Mr Sulik's views reflect a wider discontent with decisions that the eurozone has made since the Greek crisis erupted.
The Slovak centre-right government has repeatedly called for private investors to feel the pain of any rescue operation under the eurozone umbrella. It considers the Greek bail-out a mistake that made European governments a hostage to financial markets.
The parliamentary speaker said it is "irresponsible" for states to risk financial problems at home by taking on the liabilities of their debt-ridden colleagues under the European Financial Stability Facility, a temporary bail-out tool agreed in May and currently providing aid to Ireland.

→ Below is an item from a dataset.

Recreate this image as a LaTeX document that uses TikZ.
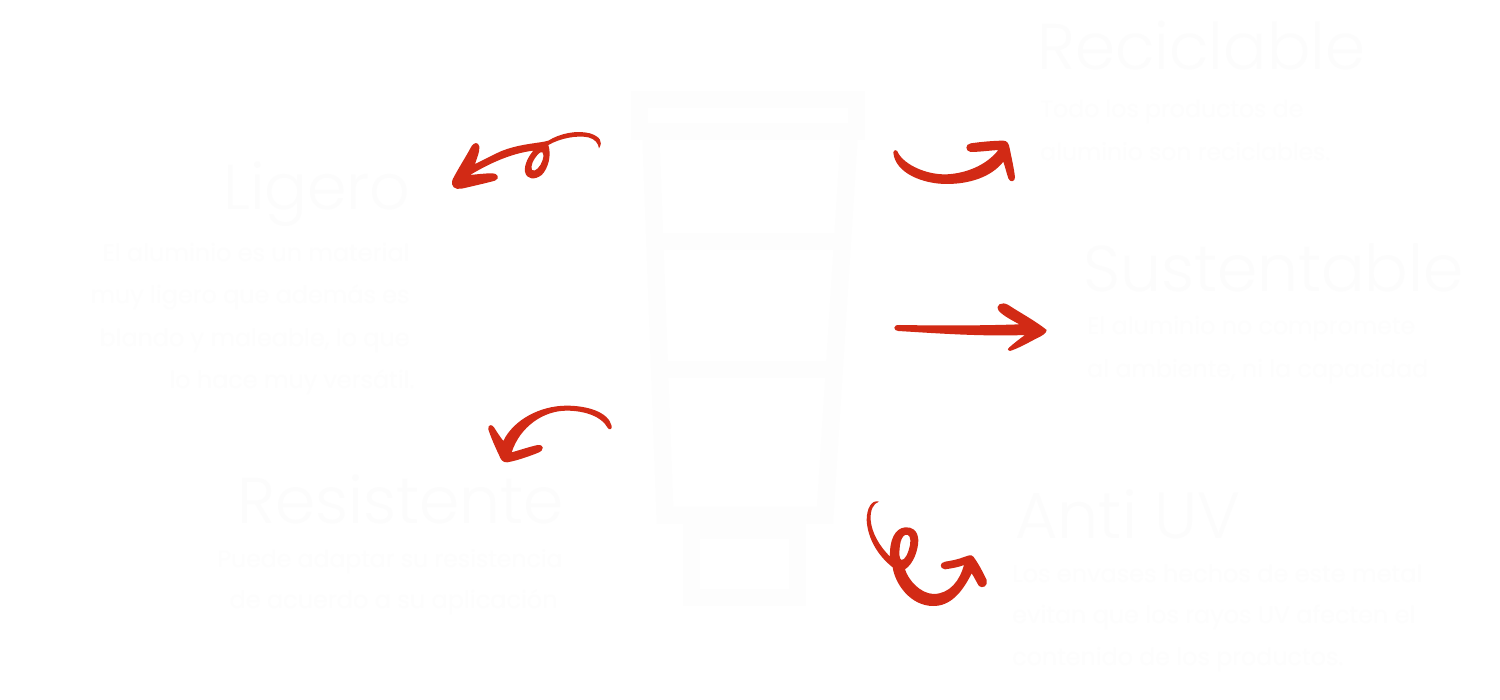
\documentclass[tikz,border=0pt]{standalone}
\usepackage{fontspec}
\usepackage{graphicx}
\setmainfont{Poppins}
\newfontfamily\headfont{Poppins Light}
\definecolor{headc}{HTML}{FCFCFC}
\definecolor{ink}{HTML}{FDFDFD}
\definecolor{cupc}{HTML}{FDFDFD}
\definecolor{brush}{HTML}{D22A15}
\newcommand{\fw}[2]{\resizebox{\dimexpr#1pt/2\relax}{!}{#2}}
\tikzset{
  px/.style={x=0.5pt,y=-0.5pt},
  headl/.style={inner sep=0pt,anchor=base west,text=headc,font=\headfont},
  bodyl/.style={inner sep=0pt,anchor=base west,text=ink},
  bodyr/.style={inner sep=0pt,anchor=base east,text=ink},
  cupline/.style={draw=cupc,line width=8.5pt,line join=miter},
  stroke/.style={fill=brush,even odd rule},
  brushpiece/.style={shift={#1},scale=1/3}
}
\begin{document}
\begin{tikzpicture}[px]
\useasboundingbox (0,0) rectangle (1500,700);
\fill[white] (0,0) rectangle (1500,700);
% cup
\draw[cupline] (639,100) rectangle (856,132);
\draw[cupline] (651,140) -- (665,515) -- (825,515) -- (849,140);
\draw[cupline] (654,242) -- (843,242);
\draw[cupline] (660,370) -- (834,370);
\draw[cupline] (691,530) rectangle (797,597);
% left texts
\node[headl] (ligero) at (223,210) {\fw{187}{Ligero}};
\node[bodyr] (l1) at (410,262) {\fw{307}{El aluminio es un material}};
\node[bodyr] (l2) at (410,304) {\fw{319}{muy ligero que además es}};
\node[bodyr] (l3) at (410,346) {\fw{310}{blando y maleable, lo que}};
\node[bodyr] (l4) at (415,388) {\fw{245}{lo hace muy versátil.}};
\node[headl] (resist) at (237,523) {\fw{326}{Resistente}};
\node[bodyr] (r1) at (563,567) {\fw{345}{Puede adaptar su resistencia}};
\node[bodyr] (r2) at (558,608) {\fw{328}{de acuerdo a su aplicación}};
% right texts
\node[headl] (recic) at (1037,70) {\fw{328}{Reciclable}};
\node[bodyl] (c1) at (1040,118) {\fw{263}{Todo los productos de}};
\node[bodyl] (c2) at (1040,161) {\fw{290}{aluminio son reciclables.}};
\node[headl] (sust) at (1083,292) {\fw{380}{Sustentable}};
\node[bodyl] (s1) at (1087,335) {\fw{328}{El aluminio no compromete}};
\node[bodyl] (s2) at (1087,377) {\fw{341}{al ambiente, ni la capacidad}};
\node[headl] (anti) at (1015,538) {\fw{225}{Anti UV}};
\node[bodyl] (a1) at (1012,582) {\fw{410}{Los envases hechos de este metal}};
\node[bodyl] (a2) at (1012,623) {\fw{403}{evitan que los rayos UV afecten el}};
\node[bodyl] (a3) at (1012,665) {\fw{331}{contenido de los productos.}};
% arrows
\begin{scope}[brushpiece={(420,110)}]
\fill[stroke] (537,115) .. controls (550,95) and (540,80) .. (510,70) .. controls (470,60) and (420,70) .. (385,92) .. controls (360,100) and (300,100) .. (240,125) .. controls (215,137) and (190,150) .. (165,162) .. controls (170,145) and (180,125) .. (178,110) .. controls (175,95) and (162,97) .. (155,108) .. controls (135,145) and (115,175) .. (98,208) .. controls (90,230) and (105,240) .. (125,236) .. controls (160,228) and (195,220) .. (225,212) .. controls (240,205) and (235,190) .. (215,190) .. controls (195,190) and (170,193) .. (150,195) .. controls (200,165) and (270,130) .. (340,122) .. controls (325,140) and (312,165) .. (315,185) .. controls (320,210) and (345,210) .. (365,195) .. controls (385,175) and (395,135) .. (385,105) .. controls (420,85) and (470,75) .. (505,82) .. controls (525,87) and (535,100) .. (537,115) -- cycle
 (352,135) .. controls (365,120) and (375,125) .. (368,150) .. controls (362,170) and (345,188) .. (336,180) .. controls (330,170) and (340,148) .. (352,135) -- cycle;
\end{scope}
\begin{scope}[brushpiece={(860,120)}]
\fill[stroke] (100,97) .. controls (102,88) and (112,88) .. (115,100) .. controls (135,135) and (200,165) .. (260,163) .. controls (320,160) and (380,135) .. (415,90) .. controls (385,92) and (355,96) .. (332,96) .. controls (315,94) and (315,72) .. (332,70) .. controls (360,66) and (400,62) .. (430,62) .. controls (442,62) and (447,72) .. (449,85) .. controls (455,115) and (462,145) .. (465,172) .. controls (465,186) and (450,188) .. (445,175) .. controls (440,160) and (435,140) .. (430,125) .. controls (395,170) and (330,192) .. (260,192) .. controls (190,192) and (105,160) .. (100,97) -- cycle;
\end{scope}
\begin{scope}[brushpiece={(860,290)}]
\fill[stroke] (103,113) .. controls (103,106) and (110,105) .. (120,105) .. controls (230,107) and (370,107) .. (478,103) .. controls (455,90) and (430,78) .. (416,62) .. controls (405,45) and (425,33) .. (445,45) .. controls (480,68) and (530,95) .. (560,120) .. controls (560,130) and (545,138) .. (530,145) .. controls (505,158) and (475,175) .. (450,183) .. controls (442,183) and (442,178) .. (448,172) .. controls (462,160) and (478,147) .. (495,135) .. controls (370,140) and (230,130) .. (115,123) .. controls (107,122) and (103,119) .. (103,113) -- cycle;
\end{scope}
\begin{scope}[brushpiece={(470,390)}]
\fill[stroke] (425,108) .. controls (428,118) and (416,122) .. (412,112) .. controls (395,80) and (345,62) .. (290,62) .. controls (220,62) and (150,110) .. (125,187) .. controls (150,180) and (180,170) .. (203,165) .. controls (222,163) and (224,180) .. (205,188) .. controls (175,200) and (140,212) .. (112,217) .. controls (97,218) and (92,208) .. (87,195) .. controls (75,170) and (62,140) .. (55,118) .. controls (53,103) and (66,102) .. (72,112) .. controls (80,125) and (90,140) .. (100,153) .. controls (130,90) and (210,47) .. (290,47) .. controls (350,47) and (415,65) .. (425,108) -- cycle;
\end{scope}
\begin{scope}[brushpiece={(850,490)}]
\fill[stroke] (87,35) .. controls (65,28) and (50,55) .. (50,90) .. controls (52,135) and (75,190) .. (128,232) .. controls (135,280) and (180,348) .. (250,348) .. controls (300,348) and (335,310) .. (365,250) .. controls (375,265) and (380,278) .. (387,288) .. controls (397,297) and (415,288) .. (410,270) .. controls (398,245) and (385,220) .. (370,200) .. controls (362,192) and (355,197) .. (345,200) .. controls (325,208) and (305,212) .. (285,215) .. controls (268,218) and (268,236) .. (285,238) .. controls (305,235) and (325,232) .. (342,225) .. controls (330,270) and (300,312) .. (250,312) .. controls (210,310) and (175,270) .. (165,238) .. controls (190,222) and (205,180) .. (205,150) .. controls (203,120) and (185,110) .. (165,112) .. controls (135,115) and (118,150) .. (120,200) .. controls (90,170) and (65,130) .. (62,90) .. controls (60,60) and (70,40) .. (87,35) -- cycle
 (165,135) .. controls (178,130) and (184,145) .. (180,165) .. controls (175,190) and (165,210) .. (155,210) .. controls (147,208) and (147,190) .. (150,165) .. controls (152,150) and (158,138) .. (165,135) -- cycle;
\end{scope}
\end{tikzpicture}
\end{document}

He also critised the European central bank for its policy of purchasing EU states' bonds.
Slovak Prime Minister Iveta Radicova and the country's finance minister Ivan Miklos were quick to react to Mr Sulik, who also leads a junior coalition party, The Freedom and Solidarity, and is known for co-designing the flat tax in Slovakia.
In the long run, the euro's advantages for the Slovak economy outweight its disadvantages, a spokesperson for Ms Radicova is cited as saying by the daily SME (14 December): "That is why we prefer fact-based solutions to extreme scenarios."
According to the finance minister: "One always needs to be ready for all options, but currently all must be done to strengthen the euro." The costs and consequences of a re-introduction of the koruna would be enormous, he indicated.
Some analysts have described Mr Sulik's comments as dangerous, saying they could influence investors who hold Slovak government bonds or are considering investing in the country.
Bratislava needs to re-finance some €8 billion of its own debt next year and politicians who create uncertainty are playing with fire, the chief analyst of Volksbank Slovensko, Vladimir Vano, said.